Kann es eine Zusammenarbeit der eingesessenen Medienhäuser und der neuen Projekte geben, fragte Moderator Werner Lauff in der Podiumsdiskussion? Ruß-Mohl zeigte sich skeptisch, manche der Projekte verlören dann ihren Charakter. Marlis Prinzing von der Macromedia-Hochschule in Köln schloss aus der Medienentwicklung, dass die Journalistenausbildung alte und neue Wege einschließen und generell die Medienkompetenz gefördert werden müsse. „Bedenken abbauen durch Zusammenbringen“ will Simone Jost-Westendorf von der Stiftung „Vielfalt und Partizipation“ der Landesmedienanstalt Nordrhein-Westfalen.

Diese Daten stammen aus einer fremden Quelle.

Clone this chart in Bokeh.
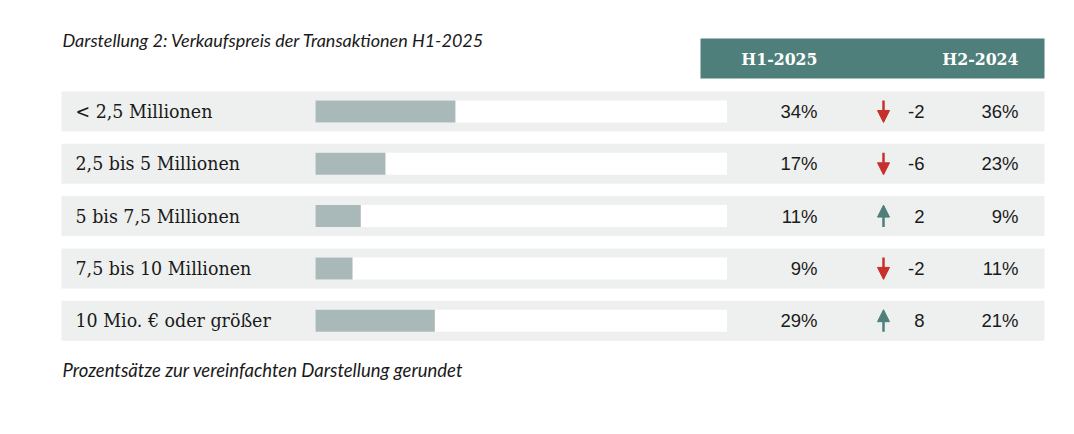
from bokeh.plotting import figure
from bokeh.models import Range1d, ColumnDataSource, Arrow, NormalHead, Label
from bokeh.core.properties import value
from bokeh.embed import file_html
from bokeh.resources import INLINE

# ---- data ----
categories = ["< 2,5 Millionen", "2,5 bis 5 Millionen", "5 bis 7,5 Millionen",
              "7,5 bis 10 Millionen", "10 Mio. € oder größer"]
h1_2025 = [34, 17, 11, 9, 29]
change = [-2, -6, 2, -2, 8]
h2_2024 = [36, 23, 9, 11, 21]
col_labels = ["H1-2025", "H2-2024"]
title = "Darstellung 2: Verkaufspreis der Transaktionen H1-2025"
footnote = "Prozentsätze zur vereinfachten Darstellung gerundet"

# ---- layout constants ----
W, H = 1058, 418
TEAL = "#4e7f7b"
RED = "#c8302b"
ROW_BG = "#eef0ef"
BAR = "#a9b8b9"
row0, pitch = 111.0, 52.3
bar_x0, bar_x1 = 315.0, 726.5
bar_scale = (bar_x1 - bar_x0) / 100.0
SERIF = value("DejaVu Serif Condensed")
SANS = value("Liberation Sans")

p = figure(width=W, height=H, output_backend="svg", toolbar_location=None,
           x_range=Range1d(0, W), y_range=Range1d(H, 0),
           min_border=0, outline_line_color=None)
p.axis.visible = False
p.grid.visible = False
p.background_fill_color = "white"
p.border_fill_color = "white"

n = len(categories)
ys = [row0 + i * pitch for i in range(n)]
src = ColumnDataSource(dict(
    y=ys,
    cat=categories,
    h1=h1_2025,
    h1_txt=[f"{v}%" for v in h1_2025],
    h2_txt=[f"{v}%" for v in h2_2024],
    ch_txt=[str(c) for c in change],
    bar_right=[bar_x0 + v * bar_scale for v in h1_2025],
))

# row backgrounds
p.hbar(y="y", left=61, right=1044, height=40, source=src,
       fill_color=ROW_BG, line_color=None)
# white tracks
p.hbar(y="y", left=bar_x0, right=bar_x1, height=22, source=src,
       fill_color="white", line_color=None)
# bars
p.hbar(y="y", left=bar_x0, right="bar_right", height=22, source=src,
       fill_color=BAR, line_color=None)

# labels
p.text(x=75, y="y", text="cat", source=src, text_font=SERIF,
       text_font_size="19.4px", text_baseline="middle", text_color="#1a1a1a")
p.text(x=817, y="y", text="h1_txt", source=src, text_font=SANS,
       text_font_size="18.5px", text_baseline="middle", text_align="right",
       text_color="#1a1a1a")
p.text(x=924, y="y", text="ch_txt", source=src, text_font=SANS,
       text_font_size="18.5px", text_baseline="middle", text_align="right",
       text_color="#1a1a1a")
p.text(x=1018, y="y", text="h2_txt", source=src, text_font=SANS,
       text_font_size="18.5px", text_baseline="middle", text_align="right",
       text_color="#1a1a1a")

# arrows
ax = 883
up = dict(x=[], ys=[], ye=[])
dn = dict(x=[], ys=[], ye=[])
for y, c in zip(ys, change):
    if c >= 0:
        up["x"].append(ax); up["ys"].append(y + 11); up["ye"].append(y - 11)
    else:
        dn["x"].append(ax); dn["ys"].append(y - 11); dn["ye"].append(y + 11)
for d, col in ((up, TEAL), (dn, RED)):
    s = ColumnDataSource(dict(x0=d["x"], y0=d["ys"], x1=d["x"], y1=d["ye"]))
    p.add_layout(Arrow(x_start="x0", y_start="y0", x_end="x1", y_end="y1",
                       source=s, line_color=col, line_width=2.5,
                       end=NormalHead(size=12, fill_color=col, line_color=col,
                                      line_width=1)))

# header
p.quad(left=700, right=1044, top=38, bottom=78, fill_color=TEAL, line_color=None)
p.text(x=[817, 1018], y=[58, 58], text=col_labels, text_font=SERIF,
       text_font_style="bold", text_font_size="17.5px", text_color="white",
       text_baseline="middle", text_align="right")

# title & footnote
p.add_layout(Label(x=62, y=39, text=title, text_font="Lato",
                   text_font_style="italic", text_font_size="18px",
                   text_baseline="middle", text_color="#1a1a1a"))
p.add_layout(Label(x=62, y=369, text=footnote, text_font="Lato",
                   text_font_style="italic", text_font_size="18.5px",
                   text_baseline="middle", text_color="#1a1a1a"))

open("out.html", "w").write(file_html(p, INLINE))
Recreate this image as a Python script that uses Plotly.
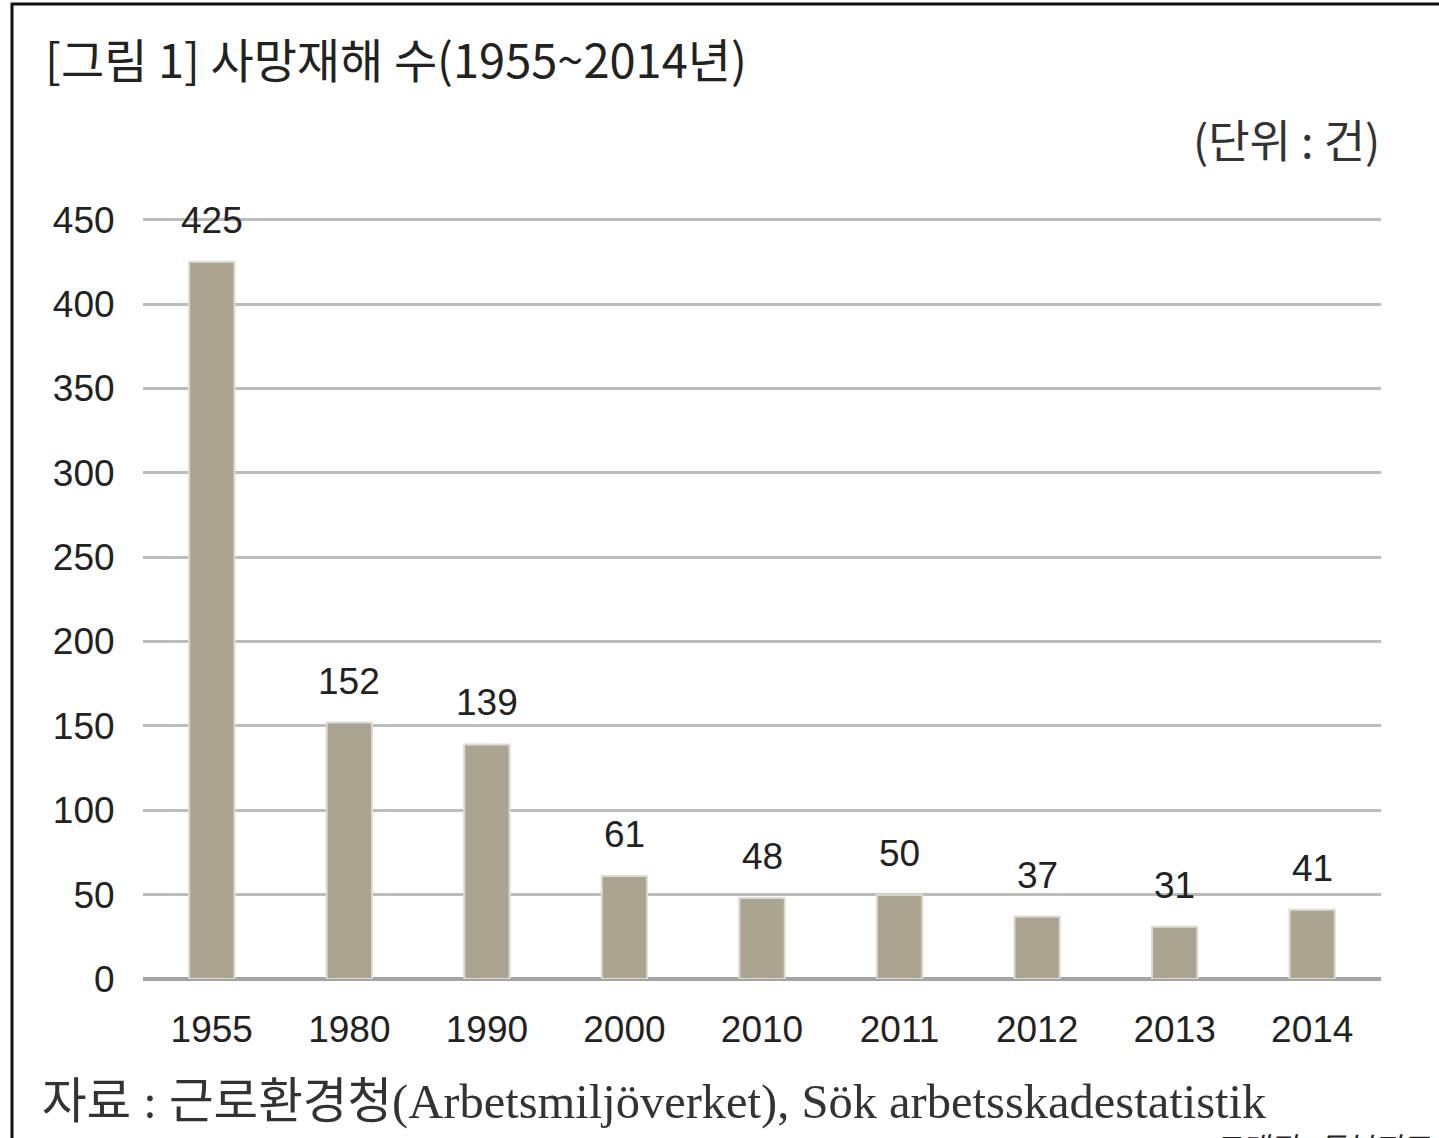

Konkrete Unterstützung sowohl für die Medienhäuser durch kontinuierliche Software-Modernisierung wie für Projekte versprach Ralf Bremer von Google Digital News Initiative. Demnächst werde ein auf drei Jahre befristeter und mit 150 Millionen Euro gefüllter Innnovationsfonds dafür ausgeschrieben. Über Schulungen und Projekte will die Volkswagen-Stiftung Wissenschafts- und Datenjournalismus fördern, erläuterte Jens Rehländer, der den Aufruf etlicher Stiftungen zur Förderung des Qualitätsjournalismus mitunterzeichnet hat, die Initiative „aber ganz am Spielfeldrand“ sieht. Die „Community“ selbst müsse ihre Bedeutung für Gesellschaft und Demokratie offensiver herausstellen.
„Das Thema gewinnt an Dynamik“, stellte Ulrike Kaiser zum Schluss fest und forderte, „den Pionieren die Arbeit zu erleichtern“, von der Förderung bis zum Informationsaustausch.